The response time for switching each electrowetting cell 32a-32h between the first and second state is related to the surface roughness of the paper substrate 34. Therefore, those substrates 34 having a surface roughness that is most like the conventional substrate of glass, that is, smooth, will have a response time that is most similar to glass. Surface roughness may range from about 2 nm to about 5 nm.

One particular benefit to the use of the paper as the substrate for an electrowetting device is that the electrowetting device may be folded or otherwise configured to a curved shaped. The foldable nature of paper also lends itself to the formation of packaging materials. Therefore, in FIGS. 4A and 4B, an electrowetting device 60 in accordance with another embodiment of the invention is shown and includes a paper substrate 62 that has been folded to form a tubular-shape with a substantially circular lateral cross-section. The device 60 further includes an electrode 64, a dielectric layer 66, and a hydrophobic film 68, which are layered onto the paper substrate 62 as was described in detail above.

In a first state, the droplet 70 of the polar liquid is suspended on the outer, curved surface of the device 60, adjacent the hydrophobic film 68. When a biasing voltage from the voltage source 72 is applied between the droplet 70 and the electrode 64, the droplet 70 wets the surface of the hydrophobic film 68, which is illustrated as the second state in FIG. 4B, by an amount that is proportional to the applied biasing voltage.
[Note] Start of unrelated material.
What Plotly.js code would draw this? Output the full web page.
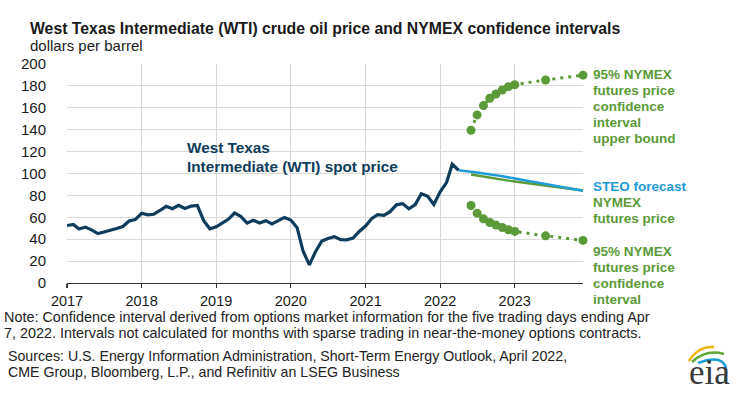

FIG. 5 illustrates an electrowetting device 80 according to another embodiment of the invention. The device 80 includes a paper substrate 82, a grounded electrode 84, a dielectric layer 86, and a hydrophobic film 88, which are layered as described in detail above. In this particular embodiment, first and second edges 90, 92 of the electrowetting device 80 reside within the same plane 94 while longitudinal edges 96, 98 curve upwardly and away from the plane 94. Three droplets 100, 102, 104 of polar liquid are positioned at an apex 106 of the curved portion. The droplets 100, 102, 104 may be comprised of the same or different polar liquids, include the same or different colorants, or a combination thereof. As shown, the second 102 of the three droplets 100, 102, 104 is electrically coupled to the grounded electrode 84 via the voltage source 108. Accordingly, when voltage is applied, the second droplet 102 moves from a first state (shown in solid) to a second state (shown in phantom) where the second droplet 102 wets the surface of the hydrophobic film 88. While the first and third droplets 100, 104 also reside on the hydrophobic film 88, only the second droplet 102, which is electrically coupled to the grounded electrode 84, will undergo electrowetting and transition between the first to the second states.
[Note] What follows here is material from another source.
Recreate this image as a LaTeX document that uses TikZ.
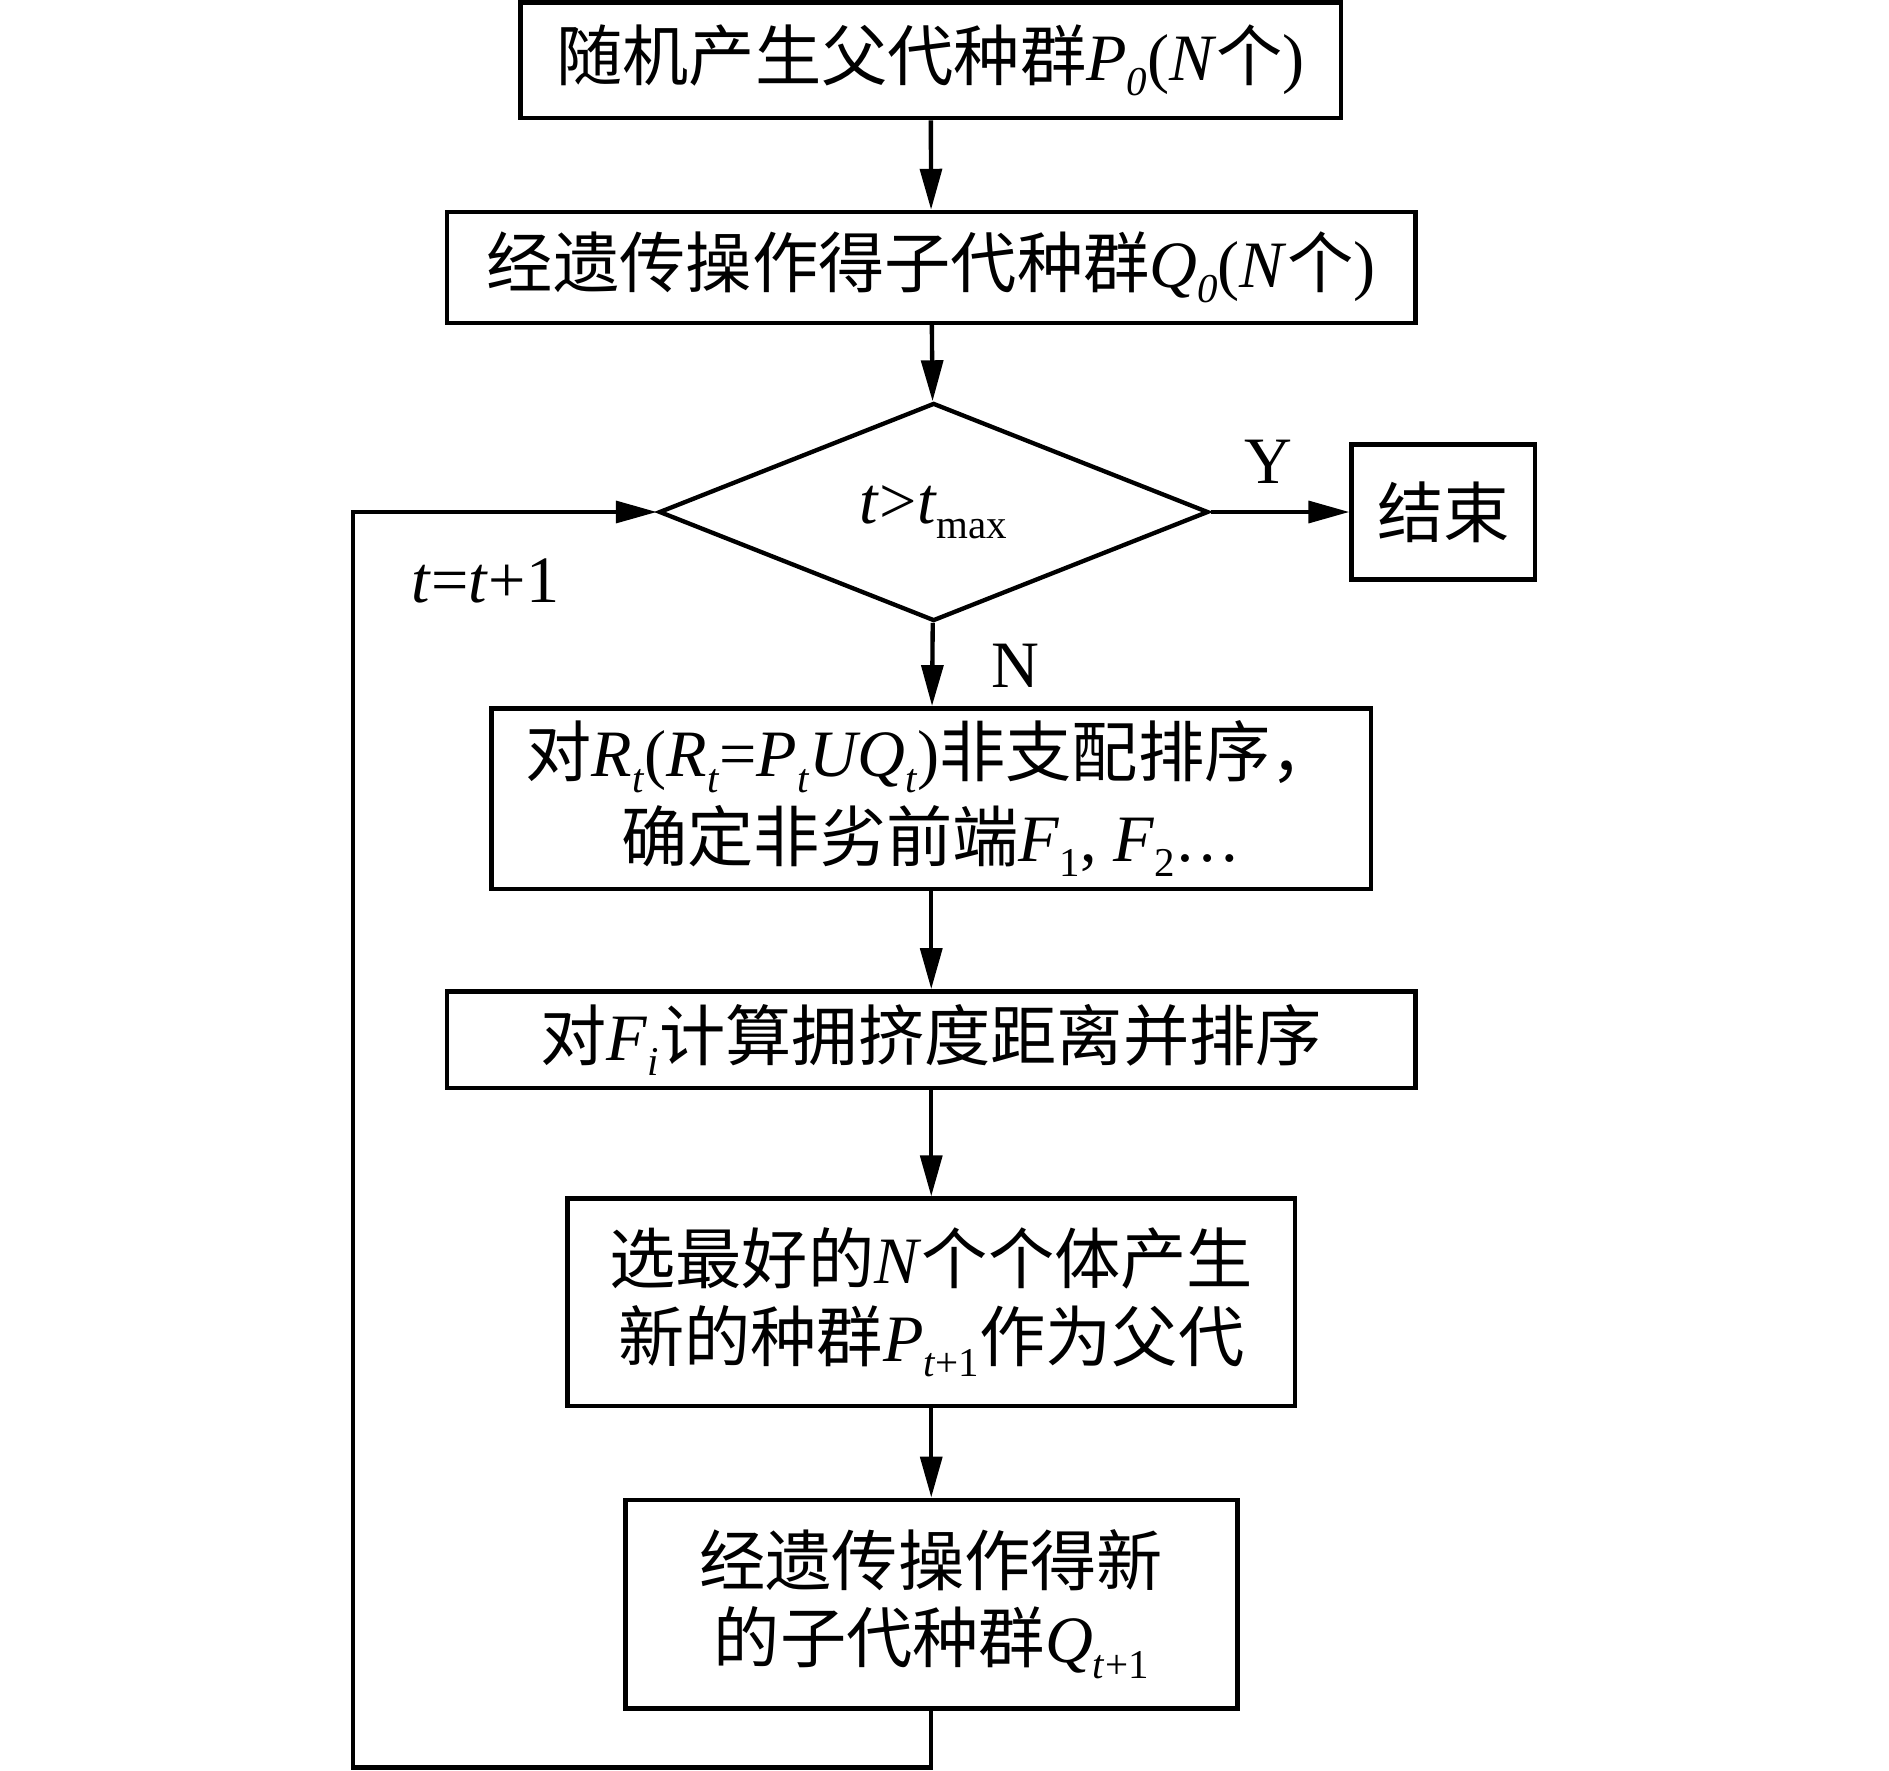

Turning now to FIG. 6 where an electrowetting device 110 in accordance with yet another embodiment of the invention is described and wherein the paper product is operable as a dielectric layer 112. More specifically, the dielectric layer 112, which may be comprised of any paper product as described previously, includes first and second opposing sides 114, 116. A metal electrode 118 is positioned on the first side 114 of the substrate 112 and a hydrophobic film 120 is positioned on the second side 116 of the substrate 112. The metal electrode 118 and the hydrophobic film 120 may be formed in a manner that is known in the art, including those that were discussed in detail above. A droplet 122 of a polar liquid is positioned on the hydrophobic film 120 and is electrically coupled to the metal electrode 118 (which is coupled to ground 124) via a voltage source 126.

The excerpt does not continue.